As 2018 rolled in, I began to reflect on how good life can be when you are in your 50’s and 60’s! We as women generally have more time to devote to our personal care. If you have had children and are not an emptynester, (and I am not!) chances are your children are old enough to do most of their self-care, drive to their sport or music practices and help out with chores around the house. That opens up time that we had spent earlier in our life, caring for pre-school and elementary school children. Even if you work a full time job (and I do!) you can take more time before and after work to do the things you could not do when you were getting children up and fixing their meals. If you have never had children, chances are your career is established and you can negotiate time for self-care. The 50’s and 60’s truly ARE the decade to dedicate time to ourselves. We are wiser, have more free time and ready to prioritize ourselves.

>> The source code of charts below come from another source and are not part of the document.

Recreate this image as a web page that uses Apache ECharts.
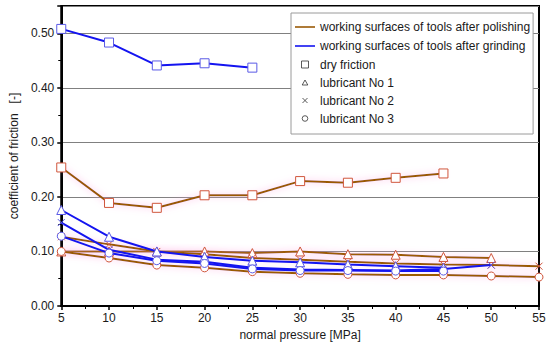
<!DOCTYPE html>
<html>
<head>
<meta charset="utf-8">
<script src="https://cdn.jsdelivr.net/npm/echarts@6/dist/echarts.min.js"></script>
<style>
html,body{margin:0;padding:0;background:#fff;}
#chart{width:550px;height:347px;}
</style>
</head>
<body>
<div id="chart"></div>
<script>
// ---- data ----
var pressure = [5, 10, 15, 20, 25, 30, 35, 40, 45, 50, 55];
var yTicks = [0.00, 0.10, 0.20, 0.30, 0.40, 0.50];

// polishing (brown lines)
var polDry  = [0.254, 0.189, 0.180, 0.203, 0.203, 0.229, 0.226, 0.235, 0.243];
var polLub1 = [0.100, 0.100, 0.100, 0.100, 0.097, 0.100, 0.095, 0.094, 0.090, 0.088];
var polLub2 = [0.127, 0.113, 0.100, 0.095, 0.088, 0.085, 0.081, 0.078, 0.076, 0.075, 0.073];
var polLub3 = [0.100, 0.088, 0.075, 0.070, 0.063, 0.060, 0.058, 0.057, 0.057, 0.055, 0.053];

// grinding (blue lines)
var griDry  = [0.508, 0.483, 0.441, 0.445, 0.437];
var griLub1 = [0.176, 0.127, 0.100, 0.090, 0.083, 0.080, 0.076, 0.073, 0.070];
var griLub2 = [0.153, 0.103, 0.085, 0.081, 0.070, 0.067, 0.066, 0.065, 0.068, 0.075];
var griLub3 = [0.128, 0.097, 0.083, 0.078, 0.068, 0.065, 0.065, 0.064, 0.064];

var nameP = 'working surfaces of tools after polishing';
var nameG = 'working surfaces of tools after grinding';
var nameDry = 'dry friction', nameL1 = 'lubricant No 1', nameL2 = 'lubricant No 2', nameL3 = 'lubricant No 3';

// ---- styles ----
var brown = '#9a5a06', blue = '#1414f0';
var markP = '#d0563c', markG = '#5a5ae6';
var symSquare = 'rect';
var symTri = 'triangle';
var symX = 'path://M0,0L10,10M10,0L0,10';
var symCircle = 'circle';

function pairs(vals) { return vals.map(function (v, i) { return [pressure[i], v]; }); }

function mk(name, vals, lineColor, markColor, symbol, size, halo) {
  return {
    name: name, type: 'line', data: pairs(vals),
    symbol: symbol, symbolSize: size, showAllSymbol: true,
    itemStyle: { color: '#fff', borderColor: markColor, borderWidth: 1 },
    lineStyle: halo ? { color: lineColor, width: 2, shadowColor: 'rgba(255,170,225,0.85)', shadowBlur: 7 }
                    : { color: lineColor, width: 2 },
    emphasis: { disabled: true }, silent: true, z: halo ? 2 : 3
  };
}

var series = [
  mk('pol dry', polDry, brown, markP, symSquare, 9, true),
  mk('pol lub1', polLub1, brown, markP, symTri, 9, true),
  mk('pol lub2', polLub2, brown, markP, symX, 7, true),
  mk('pol lub3', polLub3, brown, markP, symCircle, 8, true),
  mk('gri dry', griDry, blue, markG, symSquare, 9, false),
  mk('gri lub1', griLub1, blue, markG, symTri, 9, false),
  mk('gri lub2', griLub2, blue, markG, symX, 7, false),
  mk('gri lub3', griLub3, blue, markG, symCircle, 8, false),
  // legend-only series
  { name: nameP, type: 'scatter', data: [] },
  { name: nameG, type: 'scatter', data: [] },
  { name: nameDry, type: 'scatter', data: [] },
  { name: nameL1, type: 'scatter', data: [] },
  { name: nameL2, type: 'scatter', data: [] },
  { name: nameL3, type: 'scatter', data: [] }
];

var iconStyle = { color: 'rgba(0,0,0,0)', borderColor: '#333', borderWidth: 1 };
var legendData = [
  { name: nameP, icon: 'path://M0,0M20,12M0,6L20,6', itemStyle: { color: 'rgba(0,0,0,0)', borderColor: brown, borderWidth: 2 } },
  { name: nameG, icon: 'path://M0,0M20,12M0,6L20,6', itemStyle: { color: 'rgba(0,0,0,0)', borderColor: blue, borderWidth: 2 } },
  { name: nameDry, icon: 'path://M0,0M20,12M6.5,2.5L13.5,2.5L13.5,9.5L6.5,9.5Z', itemStyle: iconStyle },
  { name: nameL1, icon: 'path://M0,0M20,12M10,3.5L12.8,8.5L7.2,8.5Z', itemStyle: iconStyle },
  { name: nameL2, icon: 'path://M0,0M20,12M7.5,3.5L12.5,8.5M12.5,3.5L7.5,8.5', itemStyle: iconStyle },
  { name: nameL3, icon: 'path://M0,0M20,12M12.8,6A2.8,2.8 0 1 1 7.2,6A2.8,2.8 0 1 1 12.8,6Z', itemStyle: iconStyle }
];

var chart = echarts.init(document.getElementById('chart'), null, { renderer: 'svg' });
chart.setOption({
  animation: false,
  backgroundColor: '#fff',
  textStyle: { fontFamily: 'Liberation Sans, Arial, sans-serif' },
  grid: { left: 54, right: 11, top: 6, bottom: 41, show: true, borderColor: '#000', borderWidth: 2, backgroundColor: 'rgba(0,0,0,0)' },
  legend: {
    orient: 'vertical', left: 291, top: 13,
    padding: [7, 3, 9, 3], itemGap: 5, itemWidth: 20, itemHeight: 12, itemTextGap: 3,
    backgroundColor: '#fff', borderColor: '#9a9a9a', borderWidth: 1,
    textStyle: { fontSize: 12, color: '#1a1a1a', fontFamily: 'Liberation Sans, Arial, sans-serif' },
    data: legendData, selectedMode: false, z: 10
  },
  xAxis: {
    type: 'value', min: 5, max: 55, interval: 5,
    name: 'normal pressure [MPa]', nameLocation: 'middle', nameGap: 18,
    nameTextStyle: { fontSize: 12, color: '#1a1a1a' },
    axisLine: { lineStyle: { color: '#000', width: 2 } },
    axisTick: { show: true, length: 4, lineStyle: { color: '#000', width: 1.5 } },
    minorTick: { show: true, splitNumber: 2, length: 3, lineStyle: { color: '#000', width: 1 } },
    axisLabel: { fontSize: 12, color: '#1a1a1a', margin: 6 },
    splitLine: { show: false }
  },
  yAxis: {
    type: 'value', min: 0, max: 0.55, interval: 0.1,
    name: 'coefficient of friction   [-]', nameLocation: 'middle', nameGap: 38, nameRotate: 90,
    nameTextStyle: { fontSize: 12, color: '#1a1a1a' },
    axisLine: { lineStyle: { color: '#000', width: 2 } },
    axisTick: { show: true, length: 4, lineStyle: { color: '#000', width: 1.5 } },
    minorTick: { show: true, splitNumber: 2, length: 3, lineStyle: { color: '#000', width: 1 } },
    axisLabel: {
      fontSize: 12, color: '#1a1a1a', margin: 7,
      formatter: function (v) {
        for (var i = 0; i < yTicks.length; i++) { if (Math.abs(yTicks[i] - v) < 1e-6) return yTicks[i].toFixed(2); }
        return '';
      }
    },
    splitLine: { show: true, lineStyle: { color: '#808080', width: 1 } }
  },
  series: series
});
</script>
</body>
</html>
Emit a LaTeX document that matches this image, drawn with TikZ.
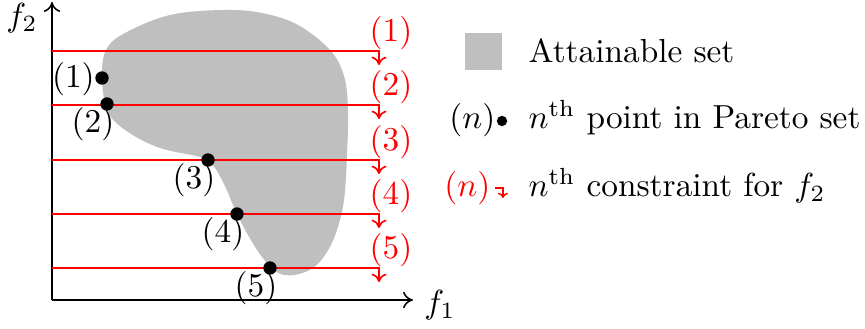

For this New Year, my list of goals hasn't changed much, but I am making them more specific. I am still going to focus on my distance running by picking two half marathons to train for. I will focus on strength training 3-4 days per week with a four-week program set out each month. I am going to set aside time to practice my meditation and mindfulness daily. And I am going to continue to grow my knowledge in our plant based eating through reading, research and following the example of several leaders in this field.
I would love to have you join me in this challenge for 2018. Remember to make SMART GOALS:
Specific. Specific refers to what you are going to do. Use action words such as exercise, eat, and coordinate. Think about why you are choosing this particular goal. A good idea of a SPECIFIC goal is: I am going to walk 3 miles in 45 minutes by March 1st.
Measurable. If you can measure it, you can’t manage it. Choose a goal with measurable progress. You may have a long-term goal, but have smaller measurable steps along the way. For example, if you want to run a 6-mile race in the spring, you should set your training program to build your mileage each week.
Achievable. Set goals that are achievable for YOU and you only. Your friend may want to run a marathon in May. This may not be important or attainable for you. You may need to set a goal of running a 5k in March.
Realistic. This does not mean easy. It means Do-able. Set the bar high enough to feel satisfied when you attain your goal, but not so high that the thought of your goal is overwhelming. For example, rather than setting a goal not to eat sweets all month, it may be more realistic to set a goal to eat only one sweet per week.
Timely. Set a time frame for your goal. Next week, next month, by spring. Putting a clear target in front of you gives you something to work toward and allows you start on it right away. Remember though, if your time is more than a few weeks in the distance, set interim goals to get you there.
I would love to hear from you about your goals for YOU in 2018. Good luck and let me know how I can help.